The company said it was already building a “state-of-the-art” new campus in Houston, the fourth-largest U.S. city. HPE also reported quarterly revenue that topped analysts’ predictions, suggesting that businesses are upgrading their data-center hardware during the coronavirus pandemic.
HPE was created in the 2015 split of one of the consummate Bay Area technology companies, Hewlett-Packard Co., which was founded in 1939 in a Palo Alto garage. The move to Texas comes amid a broader re-evaluation, motivated by pandemic-enforced work-from-anywhere arrangements, by individuals and companies who are opting to leave behind a region known for its high cost of living and difficult commute.
Chief Executive Officer Antonio Neri has been working to turn around HPE, a maker of servers, storage hardware and networking gear, which had reported declining revenue in all but one quarter since separating from personal-computer maker HP Inc.
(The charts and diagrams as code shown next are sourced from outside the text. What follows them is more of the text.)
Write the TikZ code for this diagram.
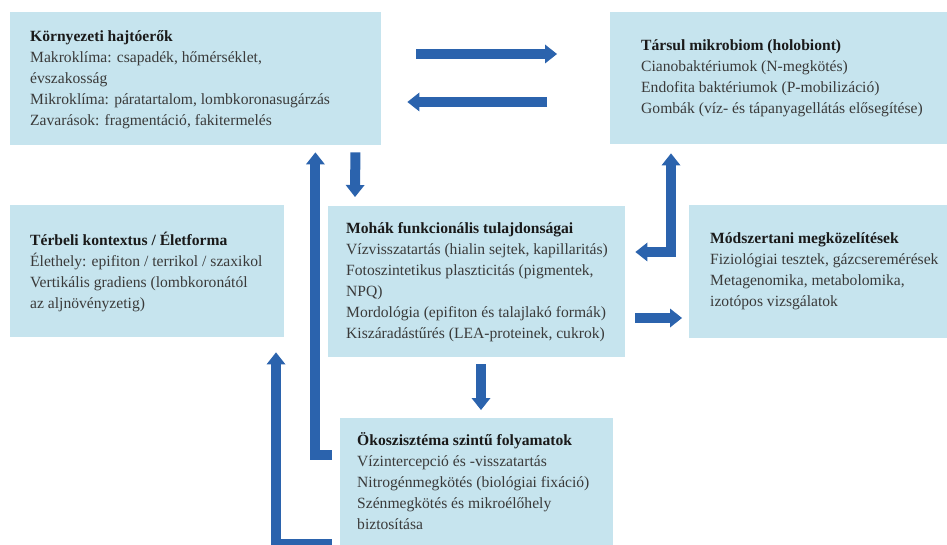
\documentclass[tikz,border=0pt]{standalone}
\usepackage{fontspec}
\setmainfont{Liberation Serif}
\usetikzlibrary{arrows.meta,calc}
\definecolor{boxfill}{RGB}{198,228,238}
\definecolor{arrowblue}{RGB}{43,99,173}
\definecolor{bodytext}{RGB}{58,58,58}
\definecolor{titletext}{RGB}{26,26,26}
\begin{document}
\begin{tikzpicture}[x=1pt,y=-1pt,
  panel/.style={rectangle,fill=boxfill,draw=none,inner sep=0pt,anchor=north west},
  txt/.style={align=left,inner sep=0pt,anchor=north west,text=bodytext,
    font=\fontsize{15.6}{21}\selectfont},
  blk/.style={draw=arrowblue,line width=10pt,line join=miter,
    -{Triangle[length=12pt,width=19pt,line width=0pt]}},
  blkboth/.style={draw=arrowblue,line width=10pt,line join=miter,
    {Triangle[length=12pt,width=19pt,line width=0pt]}-{Triangle[length=12pt,width=19pt,line width=0pt]}}
]
\useasboundingbox (0,0) rectangle (947,545);
% boxes
\node[panel,minimum width=371pt,minimum height=133pt] (A) at (10,12) {};
\node[panel,minimum width=337pt,minimum height=132pt] (B) at (610,12) {};
\node[panel,minimum width=274pt,minimum height=132pt] (C) at (10,205) {};
\node[panel,minimum width=297pt,minimum height=151pt] (D) at (328,206) {};
\node[panel,minimum width=258pt,minimum height=133pt] (E) at (689,205) {};
\node[panel,minimum width=273pt,minimum height=127pt] (F) at (340,418) {};
% texts (node top = first baseline - 14.7pt strut height)
\node[txt] (At) at ($(A.north west)+(20,14.3)$) {\strut{\color{titletext}\bfseries Környezeti hajtóerők}\\Makroklíma: csapadék, hőmérséklet,\\évszakosság\\Mikroklíma: páratartalom, lombkoronasugárzás\\Zavarások: fragmentáció, fakitermelés};
\node[txt] (Bt) at ($(B.north west)+(31,23.3)$) {\strut{\color{titletext}\bfseries Társul mikrobiom (holobiont)}\\Cianobaktériumok (N-megkötés)\\Endofita baktériumok (P-mobilizáció)\\Gombák (víz- és tápanyagellátás elősegítése)};
\node[txt] (Ct) at ($(C.north west)+(20,25.3)$) {\strut{\color{titletext}\bfseries Térbeli kontextus / Életforma}\\Élethely: epifiton / terrikol / szaxikol\\Vertikális gradiens (lombkoronától\\az aljnövényzetig)};
\node[txt] (Dt) at ($(D.north west)+(18,12.3)$) {\strut{\color{titletext}\bfseries Mohák funkcionális tulajdonságai}\\Vízvisszatartás (hialin sejtek, kapillaritás)\\Fotoszintetikus plaszticitás (pigmentek,\\NPQ)\\Mordológia (epifiton és talajlakó formák)\\Kiszáradástűrés (LEA-proteinek, cukrok)};
\node[txt] (Et) at ($(E.north west)+(21,23.3)$) {\strut{\color{titletext}\bfseries Módszertani megközelítések}\\Fiziológiai tesztek, gázcseremérések\\Metagenomika, metabolomika,\\izotópos vizsgálatok};
\node[txt] (Ft) at ($(F.north west)+(17,12.3)$) {\strut{\color{titletext}\bfseries Ökoszisztéma szintű folyamatok}\\Vízintercepció és -visszatartás\\Nitrogénmegkötés (biológiai fixáció)\\Szénmegkötés és mikroélőhely\\biztosítása};
% arrows
\draw[blk] ($(A.north east)+(35,42)$) -- ($(B.north west)+(-53,42)$);
\draw[blk] ($(B.north west)+(-63,90)$) -- ($(A.north east)+(26,90)$);
\draw[blk] ($(A.south east)+(-26,7)$) -- ($(D.north west)+(27,-9)$);
\draw[blk] ($(F.north west)+(-8,37)$) -| ($(A.south east)+(-66,7)$);
\draw[blk] ($(F.north west)+(-8,126)$) -| ($(C.south west)+(266,15)$);
\draw[blkboth] ($(B.south west)+(61,9)$) |- ($(D.north east)+(10,46)$);
\draw[blk] ($(D.north east)+(10,112)$) -- ($(E.north west)+(-7,113)$);
\draw[blk] ($(D.south west)+(153,7)$) -- ($(F.north west)+(141,-8)$);
\end{tikzpicture}
\end{document}
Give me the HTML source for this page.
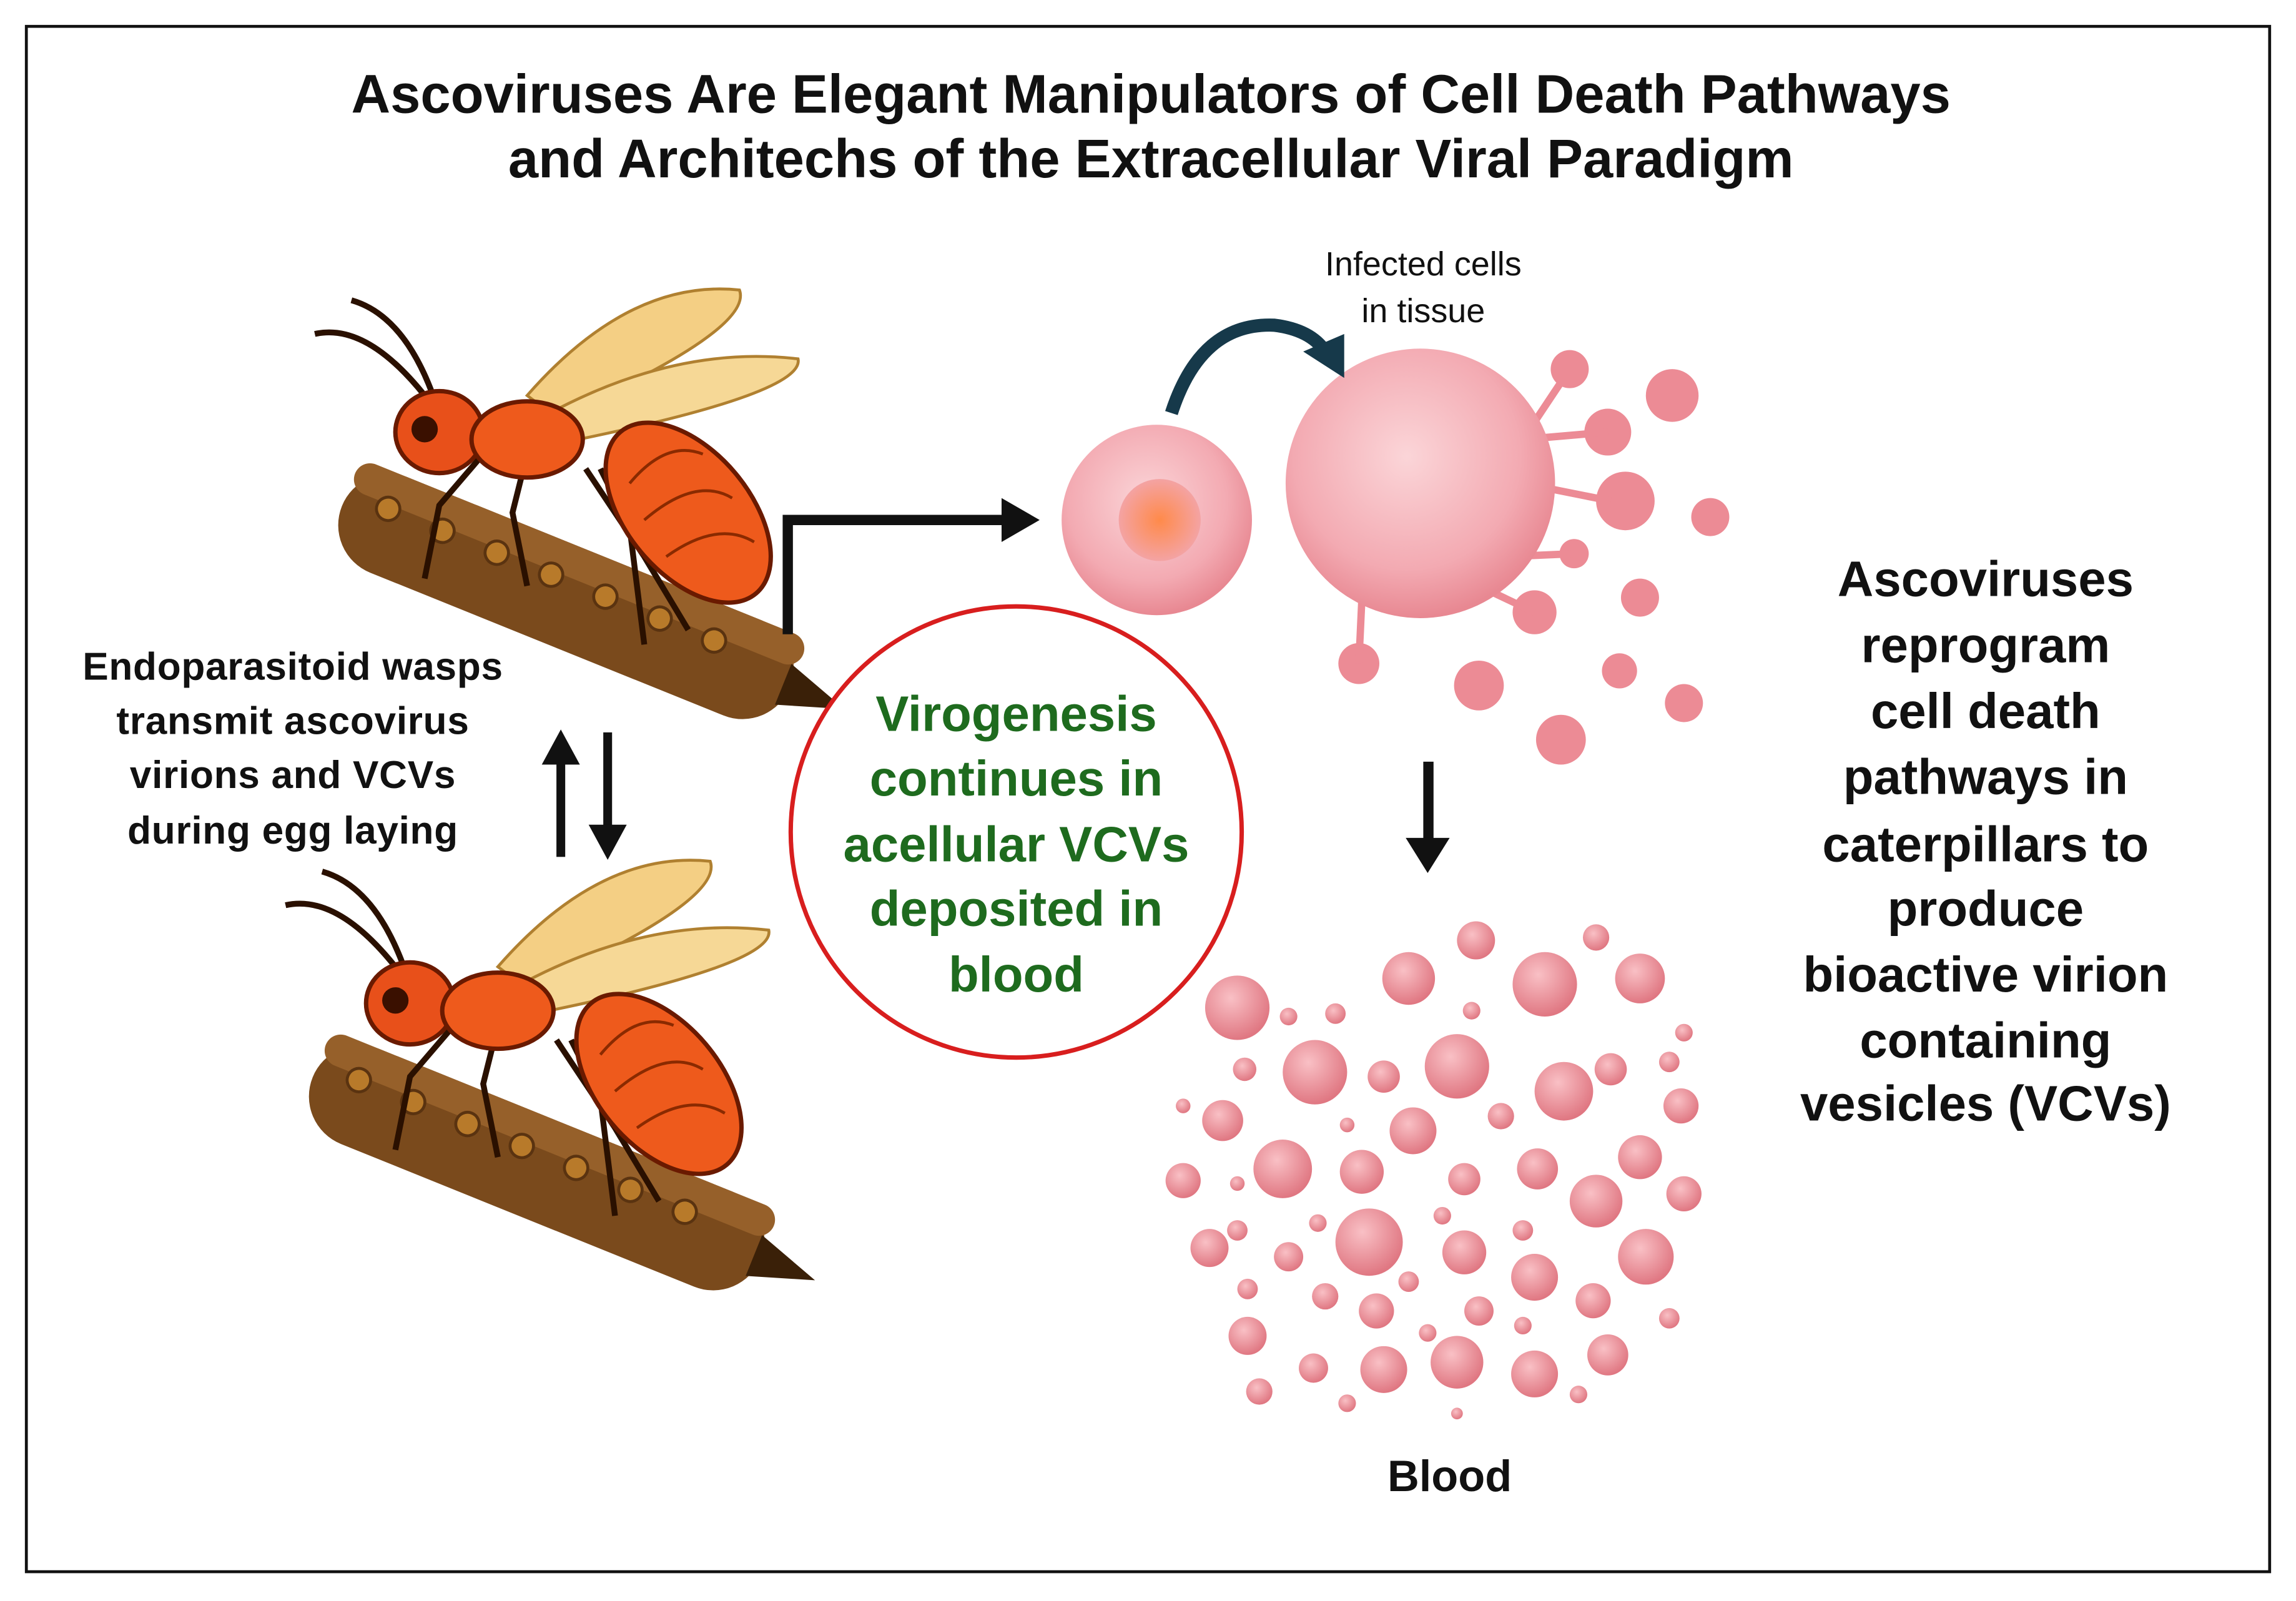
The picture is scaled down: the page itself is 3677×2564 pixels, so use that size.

Neri is reducing the company’s overhead costs, exiting unprofitable businesses and chasing the hybrid-cloud market, in which businesses store and process some of their information in corporate data centers and some with public cloud companies.
Sales in the quarter ended Oct. 31 were little changed from a year ago at $7.2 billion. Analysts, on average, estimated $6.9 billion, according to data compiled by Bloomberg. Profit, excluding some items, was 37 cents a share in the fiscal fourth quarter, HPE said Tuesday in a statement. Analysts had projected 34 cents.
The spread of Covid-19 and the economic slowdown it triggered had suppressed demand for networking and computer hardware and services. Now that companies have settled into remote work for many employees, they’re investing in gear to make that more efficient.
“The global pandemic has forced businesses to rethink everything from remote work and collaboration to business continuity and data insight,” Neri said in the statement. “We saw a notable rebound in our overall revenue, with particular acceleration in key growth areas of our business.”
Fiscal fourth-quarter sales increased 6% from the prior period. In the current quarter, HPE projected that profit, excluding some items, will be 40 cents to 44 cents. That compares with an average analyst prediction of 35 cents, according to data compiled by Bloomberg. The company said sales will decline from the preceding period at a percentage in the mid-single digits, in line with normal seasonal patterns. A decline of 5% would indicate sales of about $6.84 billion. That compares with an average analyst estimate of $6.63 billion.
The company will keep its technology innovation hub in San Jose, at a relatively new building, CEO Neri said on a conference call with analysts. Administrative work will be centered at the new Texas headquarters. Consolidating more expensive facilities in California will lead to real estate cost savings, he said.
No staff reductions are associated with the move, HPE said in the statement. The company has locations in several cities in Texas, including Austin and Plano, and has more than 2,600 workers in Houston, according to a statement from the office of Governor Greg Abbott.
HPE shares were little changed in extended trading after closing at $11.20 in New York. They have declined 29% this year.